Author Susan Orlean on the Importance of Libraries

Orlean will give a free talk as part of the Library Foundation for Sarasota County’s “Love Our Libraries” celebration on Feb. 9.

Orlean credit Noah Fecks (preferred 2018).jpg

IMAGE: NOAH FECKS

By Kay Kipling  12/30/2020 at 12:48pm  Published in the January-February 2021 issue of Sarasota Magazine

First, the bad news: The pandemic has caused the Library Foundation for Sarasota County to pivot from its usual fund-raising speaker luncheon to a virtual “Love Our Libraries” celebration this year. Now the good news: that event, at 1 p.m. Tuesday, Feb. 9, is free and livestreaming at sarasotalibraryfoundation.org, and it welcomes the perfect guest—journalist and author Susan Orlean. Orlean is famous for her book The Orchid Thief, her articles in The New Yorker, Rolling Stone and other publications, and her latest best-seller, the oh-so-fittingly titled The Library Book, which, among other subjects, seeks to solve the mystery of a 1986 arson that destroyed 400,000 books at the Los Angeles Public Library. We caught up with Orlean as she was working in her California garden (“It’s saved my sanity this year,” she says) and asked her about the impetus for that book, her love of libraries, and why they are more important to us than ever today.

How did The Library Book originate and develop?

It came about a bit unexpectedly.
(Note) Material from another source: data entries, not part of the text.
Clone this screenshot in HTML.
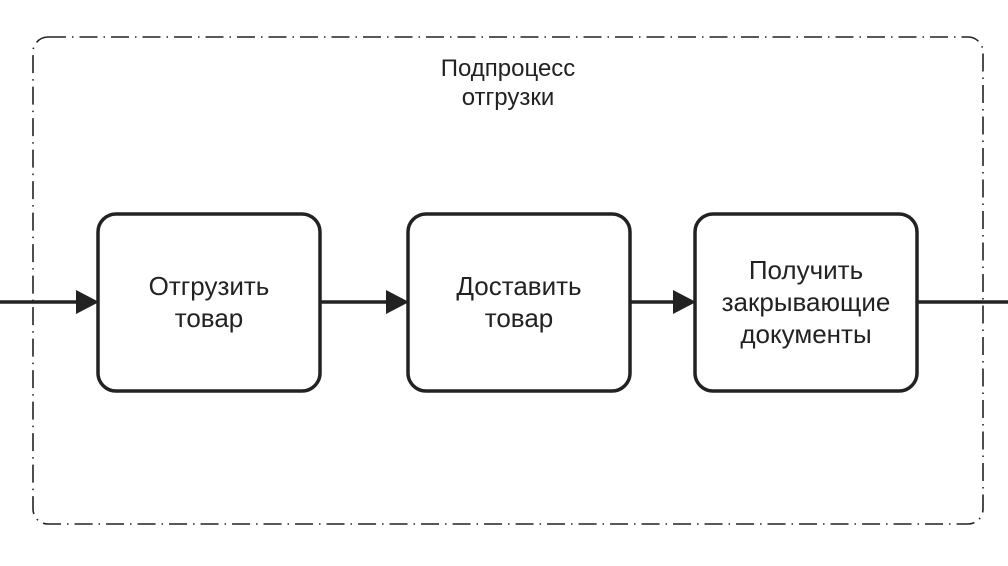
<!DOCTYPE html>
<html><head><meta charset="utf-8"><style>
html,body{margin:0;padding:0;background:#fff;}
svg{display:block;}
text{font-family:"Liberation Sans",Arial,sans-serif;fill:#222;}
</style></head><body>
<svg width="1008" height="566" viewBox="0 0 1008 566" xmlns="http://www.w3.org/2000/svg">
<rect x="33" y="37" width="950" height="487" rx="15" fill="none" stroke="#222" stroke-width="1.6" stroke-dasharray="18 6 1.5 6"/>
<text x="508" y="76" font-size="24" text-anchor="middle">Подпроцесс</text>
<text x="508" y="105" font-size="24" text-anchor="middle">отгрузки</text>
<g stroke="#222" stroke-width="3.5">
<line x1="0" y1="302" x2="80" y2="302"/>
<line x1="320" y1="302" x2="390" y2="302"/>
<line x1="630" y1="302" x2="677" y2="302"/>
<line x1="917" y1="302" x2="1008" y2="302"/>
</g>
<g fill="#222">
<polygon points="76,290 99,302 76,314"/>
<polygon points="386,290 409,302 386,314"/>
<polygon points="673,290 696,302 673,314"/>
</g>
<g fill="#fff" stroke="#222" stroke-width="3.5">
<rect x="98" y="214" width="222" height="177" rx="18"/>
<rect x="408" y="214" width="222" height="177" rx="18"/>
<rect x="695" y="214" width="222" height="177" rx="18"/>
</g>
<g font-size="26" text-anchor="middle">
<text x="209" y="295">Отгрузить</text>
<text x="209" y="327">товар</text>
<text x="519" y="295">Доставить</text>
<text x="519" y="327">товар</text>
<text x="806" y="279">Получить</text>
<text x="806" y="311">закрывающие</text>
<text x="806" y="343">документы</text>
</g>
</svg>
</body></html>
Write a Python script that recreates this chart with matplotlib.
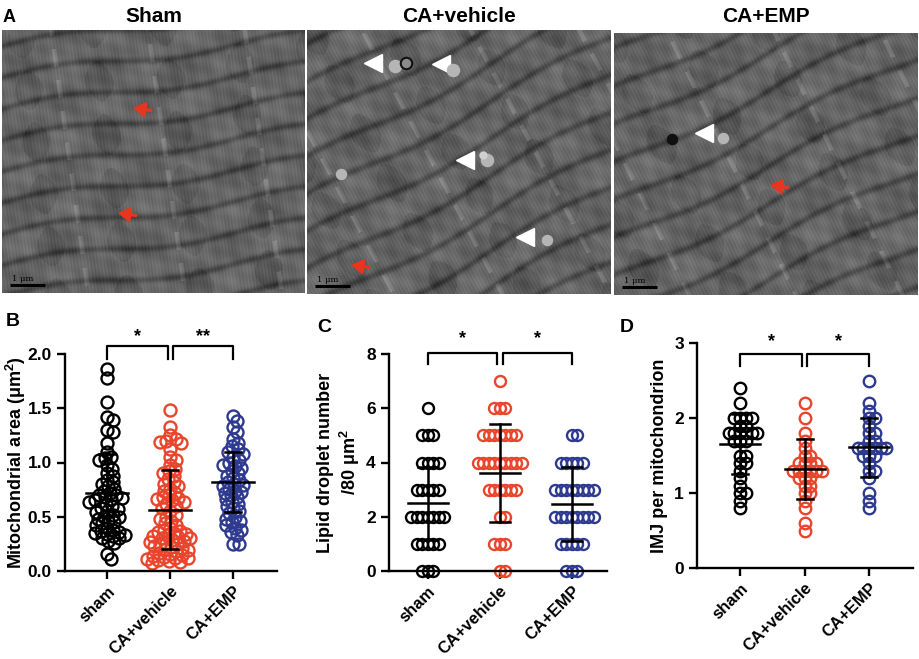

I had been thinking about how interesting libraries are and how there had never really been a book exploring the idea of the library. Then I heard about the fire, and I was so flabbergasted, both because it was such a huge event and because I’d never heard about it. Hearing about a library burning was so deeply disturbing, and I thought that it was kind of fascinating that it should affect me that way. It made me want to look at why libraries have the meaning for us they do.

How do you decide when a project is worth the time you have to put into it? In this case, three years of research and two years of writing?

It’s a leap of faith, for sure. On some gut level it feels like something you really want to learn about and you have a broad enough story that it could sustain interest for a while. I knew it wasn’t going to be quick. I didn’t realize it would take quite as long as it did. But it’s an intuitive sense that it’s a story that’s rich and engaging.

I went into it thinking I’d tell the story of the fire and it would be a simple, straightforward crime story. And then I began to realize that without context it didn’t mean as much as I knew it really meant. That led me down many paths, including the history of the library, which became really important to me; the huge history of libraries around the world; fires at libraries. It grew organically. I needed to explain why this was an important story.

I’ve heard there is a screen adaptation happening?

Yes, it’s moving along. Obviously, with Covid things slowed down. We just finished the pilot. I don’t know the airer yet, but it will undoubtedly be a streaming service rather than a network.

When I read the book, it brought back for me lots of childhood memories at my local library. Did that happen for you?

Very much. I think that was a major impetus for doing the book. The richness of those memories and the durability of them kept bringing me back to the same questions: Why is it that libraries mean so much to us? What about them has such a hold on our memory and our imagination?

And what’s the answer?

300 pages, that’s my answer.

You’ve also said that the library is one of the last places where everyone is welcome. Talk about that.

Sure. The idea of a public space that’s truly welcoming to everyone is very important to the sense of what a community is. We don’t have many places that fill that role. Public parks, public streets—but beyond that the library is unique in that it welcomes everybody, and there’s no money involved. Anyone can go and just use the library, do it anonymously; you don’t have to sign in to go in. it’s a very safe sort of environment. In the last few decades, libraries have really emphasized that, and they’ve become community spaces for all sorts of things—literacy, community meetings, ESOL classes. They’ve become the real heart of a community. Unlike a lot of government services, people feel good about libraries. You never go to the library for a bad reason. You never go because you’re paying a parking ticket. It’s by choice. There’s always something positive about it.